**Work to complete**:
Copy the lines of the data below exactly, starting at the first and stopping after the line that contains "const temporalTicks = [5];"; include no pictures.

**Supplied information**:
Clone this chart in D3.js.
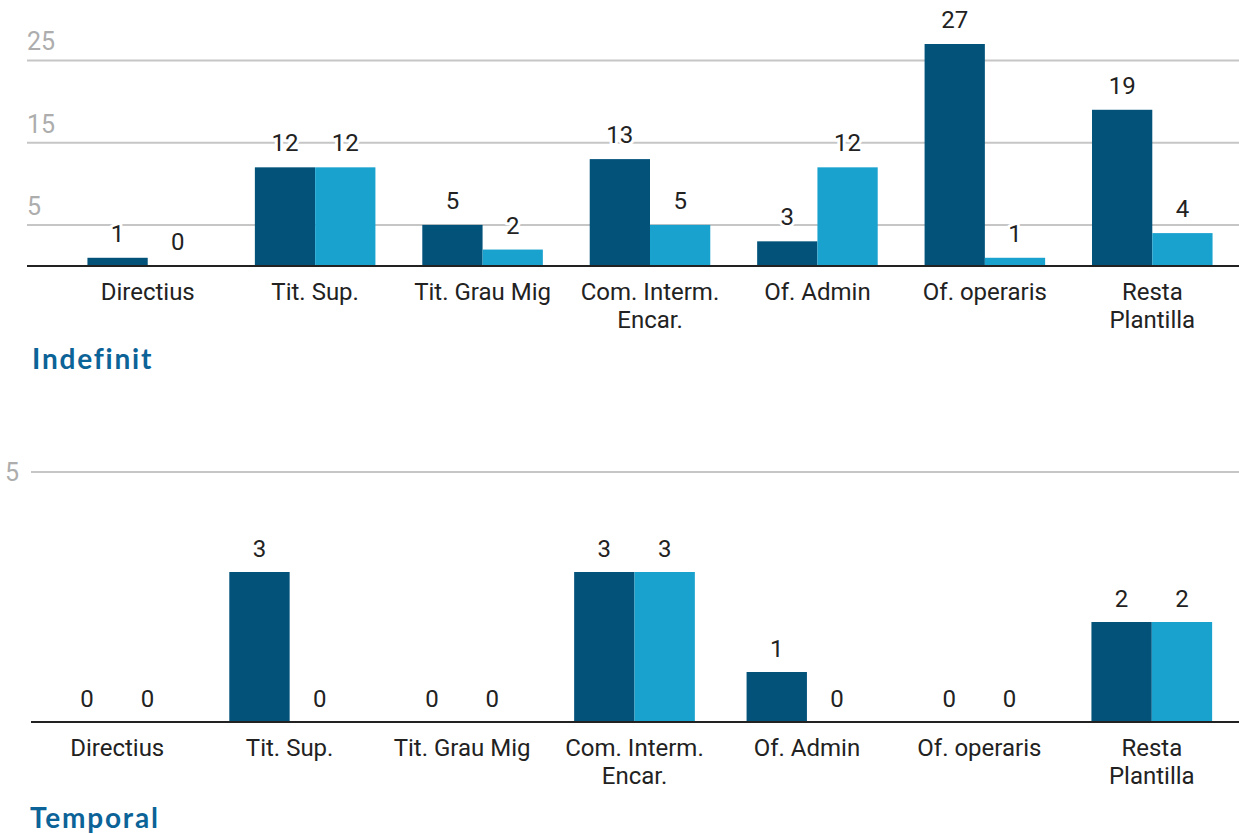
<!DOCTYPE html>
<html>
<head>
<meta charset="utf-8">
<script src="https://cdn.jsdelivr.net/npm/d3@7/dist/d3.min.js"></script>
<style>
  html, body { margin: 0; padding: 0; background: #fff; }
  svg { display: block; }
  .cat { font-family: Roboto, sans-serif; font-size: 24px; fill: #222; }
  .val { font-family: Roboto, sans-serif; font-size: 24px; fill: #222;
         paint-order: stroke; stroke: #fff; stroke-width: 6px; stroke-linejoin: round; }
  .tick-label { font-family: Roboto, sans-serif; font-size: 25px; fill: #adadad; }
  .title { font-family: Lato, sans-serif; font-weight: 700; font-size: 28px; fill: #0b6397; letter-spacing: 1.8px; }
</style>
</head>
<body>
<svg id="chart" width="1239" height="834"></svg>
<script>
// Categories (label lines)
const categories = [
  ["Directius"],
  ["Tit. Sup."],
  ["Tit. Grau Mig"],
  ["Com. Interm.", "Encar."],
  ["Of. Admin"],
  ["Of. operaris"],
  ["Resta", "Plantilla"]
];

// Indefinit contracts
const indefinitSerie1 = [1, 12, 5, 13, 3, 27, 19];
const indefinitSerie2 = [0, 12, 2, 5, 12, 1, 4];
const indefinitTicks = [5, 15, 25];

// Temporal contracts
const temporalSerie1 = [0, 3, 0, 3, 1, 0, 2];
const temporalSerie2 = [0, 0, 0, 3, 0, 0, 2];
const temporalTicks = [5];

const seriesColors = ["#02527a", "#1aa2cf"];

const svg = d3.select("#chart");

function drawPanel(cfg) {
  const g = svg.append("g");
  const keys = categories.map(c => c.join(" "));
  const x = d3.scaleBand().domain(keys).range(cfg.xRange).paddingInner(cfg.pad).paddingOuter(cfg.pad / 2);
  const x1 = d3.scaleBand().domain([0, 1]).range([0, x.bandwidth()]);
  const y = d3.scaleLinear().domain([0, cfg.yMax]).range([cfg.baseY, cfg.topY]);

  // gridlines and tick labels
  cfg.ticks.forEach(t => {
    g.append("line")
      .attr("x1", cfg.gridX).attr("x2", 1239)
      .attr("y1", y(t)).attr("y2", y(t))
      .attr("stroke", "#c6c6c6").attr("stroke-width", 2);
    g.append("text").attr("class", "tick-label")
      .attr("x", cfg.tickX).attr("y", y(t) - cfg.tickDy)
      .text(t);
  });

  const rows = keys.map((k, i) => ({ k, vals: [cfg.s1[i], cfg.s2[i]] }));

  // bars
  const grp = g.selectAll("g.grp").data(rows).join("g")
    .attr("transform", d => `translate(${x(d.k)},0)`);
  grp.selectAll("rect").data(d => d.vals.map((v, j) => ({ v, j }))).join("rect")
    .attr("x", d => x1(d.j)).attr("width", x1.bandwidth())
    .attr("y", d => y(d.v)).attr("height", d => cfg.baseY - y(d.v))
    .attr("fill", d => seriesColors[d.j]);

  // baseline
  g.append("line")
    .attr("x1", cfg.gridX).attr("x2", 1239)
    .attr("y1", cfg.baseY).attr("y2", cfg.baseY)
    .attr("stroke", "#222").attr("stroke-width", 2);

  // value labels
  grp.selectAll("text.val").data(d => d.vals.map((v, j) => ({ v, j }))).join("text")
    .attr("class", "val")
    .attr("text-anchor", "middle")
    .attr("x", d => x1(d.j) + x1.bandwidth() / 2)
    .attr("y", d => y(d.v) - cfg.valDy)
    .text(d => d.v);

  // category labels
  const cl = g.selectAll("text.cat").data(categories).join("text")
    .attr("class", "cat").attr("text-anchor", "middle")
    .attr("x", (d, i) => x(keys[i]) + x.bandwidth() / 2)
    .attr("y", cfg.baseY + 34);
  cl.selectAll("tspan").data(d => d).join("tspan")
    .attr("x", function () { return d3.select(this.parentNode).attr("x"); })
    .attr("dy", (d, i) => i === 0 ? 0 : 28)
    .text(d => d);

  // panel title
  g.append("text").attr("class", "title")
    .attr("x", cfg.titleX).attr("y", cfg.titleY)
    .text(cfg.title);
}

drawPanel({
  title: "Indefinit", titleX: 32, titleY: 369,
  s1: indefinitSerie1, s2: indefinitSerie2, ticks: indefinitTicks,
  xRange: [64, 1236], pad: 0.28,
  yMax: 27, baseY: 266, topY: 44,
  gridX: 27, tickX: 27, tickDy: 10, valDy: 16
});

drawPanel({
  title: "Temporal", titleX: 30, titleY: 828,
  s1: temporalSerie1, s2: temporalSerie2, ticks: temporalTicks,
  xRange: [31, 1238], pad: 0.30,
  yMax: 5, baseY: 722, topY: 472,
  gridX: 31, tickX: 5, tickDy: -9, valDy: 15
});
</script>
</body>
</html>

**Exercise output**:
Clone this chart in D3.js.
<!DOCTYPE html>
<html>
<head>
<meta charset="utf-8">
<script src="https://cdn.jsdelivr.net/npm/d3@7/dist/d3.min.js"></script>
<style>
  html, body { margin: 0; padding: 0; background: #fff; }
  svg { display: block; }
  .cat { font-family: Roboto, sans-serif; font-size: 24px; fill: #222; }
  .val { font-family: Roboto, sans-serif; font-size: 24px; fill: #222;
         paint-order: stroke; stroke: #fff; stroke-width: 6px; stroke-linejoin: round; }
  .tick-label { font-family: Roboto, sans-serif; font-size: 25px; fill: #adadad; }
  .title { font-family: Lato, sans-serif; font-weight: 700; font-size: 28px; fill: #0b6397; letter-spacing: 1.8px; }
</style>
</head>
<body>
<svg id="chart" width="1239" height="834"></svg>
<script>
// Categories (label lines)
const categories = [
  ["Directius"],
  ["Tit. Sup."],
  ["Tit. Grau Mig"],
  ["Com. Interm.", "Encar."],
  ["Of. Admin"],
  ["Of. operaris"],
  ["Resta", "Plantilla"]
];

// Indefinit contracts
const indefinitSerie1 = [1, 12, 5, 13, 3, 27, 19];
const indefinitSerie2 = [0, 12, 2, 5, 12, 1, 4];
const indefinitTicks = [5, 15, 25];

// Temporal contracts
const temporalSerie1 = [0, 3, 0, 3, 1, 0, 2];
const temporalSerie2 = [0, 0, 0, 3, 0, 0, 2];
const temporalTicks = [5];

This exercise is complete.